All this week, Jonathan Rubinstein, the owner of the Joe mini-chain, has gone into work wondering whether today will be The Day. “Each year, there is one day when the world changes,” he says. It’s the day when the entire population it seems switches from hot coffee to cold, served from plastic pitchers into cups full of ice.” When that happens, Rubinstein says, “my whole business changes for the next four months.”
That’s in a normal year, though, when his customers typically switch to iced from May through October. But with this year’s already steamy temperatures, Rubinstein is facing the possibility that what his baristas call The Iced Season could stretch a full six months. And, given the economics of cold-brewed iced coffee, that could cause vexing problems for high-end coffee shops.
Bodegas and diners and coffee carts still serve iced coffee by chilling their hot java, resulting in a watered-down and bitter swill that follows the same economics as hot coffee. But the best coffee shops — shops like Joe, and Stumptown, and La Colombe — use cold-brewed coffee. Cold brew (or Toddy, as connoisseurs call it, named after a particular brewing machine) is a relatively new phenomenon in New York. Think Coffee began serving it in 2006 and now, Rubinstein deadpans, “It’s no longer a trend. It’s mandatory.”
Let’s consider the numbers for a sixteen-ounce cold-brewed coffee versus a twelve-ounce hot coffee — the best comparison, as ice displaces about four ounces of liquid. The cold one will cost anywhere from a quarter to a dollar more. But the café will hardly claim the entire difference as profit.

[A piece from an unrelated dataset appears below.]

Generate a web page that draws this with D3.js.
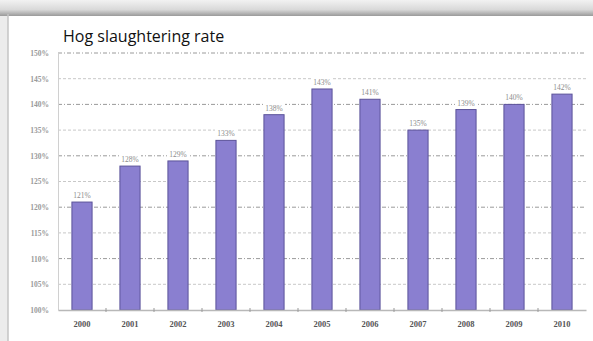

Like the hot stuff, cold-brewing involves mixing pulverized beans with water, but the latter process requires about twice as much ground coffee. Those grounds infuse filtered water for 12 to 24 hours, creating iced-coffee concentrate. That liquid is cut with water to taste, at a ratio of about one to one. Yet even after all this dilution, a cup of cold-brewed joe can include 62 cents worth of ground coffee. A hot cup might include 35 cents’ worth of beans.